SAS Bulletin
Volume 19 Number 3/4 July /December 1996


From the President

I'd like to thank the SAS membership for electing me to the presidency, or more precisely, for not voting against me as president-elect two years ago. I took over the reigns from Past-President Pat Martin after our business meeting at the recent Society for American Archaeology meeting in Nashville. Pat's able efforts made it easier for me to step into his shoes when I succeeded him as editor of the SAS Bulletin several years ago. I expect to similarly benefit from Pat's experience and advice as I now follow him into the presidency.

I have been a member of the SAS since 1980. (As a graduate student, it was the second professional society I joined.) My own research interests have involved archaeomagnetism and archaeomagnetic dating, geophysical prospection, and radiocarbon geophysics. My work in archaeomagnetism has convinced me that the best archaeometric work always develops as a result of carefully cultivated collaborations between archaeologists and natural scientists. I have been fortunate to find a home for my interdisciplinary interests as a professor at a liberal arts college, and I've always been grateful that my colleagues at Franklin & Marshall tolerate me despite the fact that I'm not an earthquake seismologist. Archaeometry is not always enthusiastically endorsed in the discipline-bound confines of academia: the existence of groups like the SAS are important for the support they give to the work that we do.

Besides being a long-time member, my experience in the SAS has been as assistant secretary-treasurer (1988-1990), secretary-treasurer (1990-1991), associate editor of the Bulletin (1987-1991, meetings calendar), editor of the Bulletin (1991-1995), and president-elect (1995-1997). I have thus had the opportunity to see many facets of our society's operations, and to work with many fine officers and Bulletin personnel past and present.

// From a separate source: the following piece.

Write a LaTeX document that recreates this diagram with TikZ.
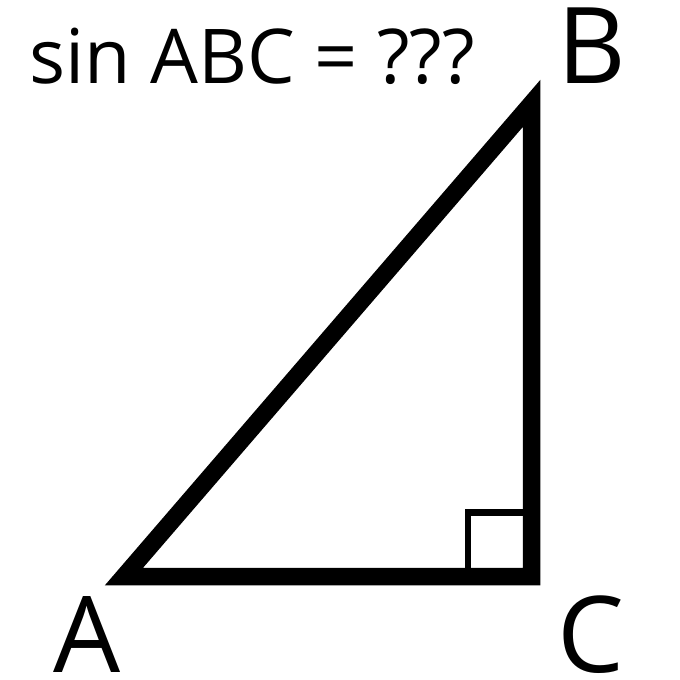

I have several goals for the SAS that I would like to see accomplished during my tenure as president:

(1) To preside over the next two meetings of the SAS at the annual meetings of the Society for American Archaeology. As a geoscientist with other meetings to attend, I have not in the past attended this meeting every year. Minutes of our business meetings will be published in the Bulletin, and made available through our web site.

(2) To see that the business of the society is conducted according to the by-laws in an orderly and timely fashion. I look forward to working with Rob Tykot to get the SAS Bulletin back on track as the only regularly published bulletin/newsletter covering the entire field of archaeometry. Annual reports of our vice presidents will be published in the Bulletin and on our web page along with our budget.

(3) To work with members of the executive board to give our society a greater visibility in the publications and at the meetings of related organizations.

(4) To have at least one SAS-sponsored symposium at every SAA meeting.

(5) To make our society more international, through membership, composition of the executive board and of the Bulletin editorial board, and involvement in international meetings such as the Archaeometry Symposium

(6) To support the infrastructure of archaeometry, through development of further volumes in the Plenum Press series on Advances in Archaeological and Museum Science, encouragement of students of archaeometry, and discussions concerning the teaching and funding of archaeometry.

I have found my SAS associates to be among the colleagues I most enjoy seeing at the professional meetings I attend. Good people make for a good society! I look forward to working with officers, editors and members alike to strengthen our society during the next two years.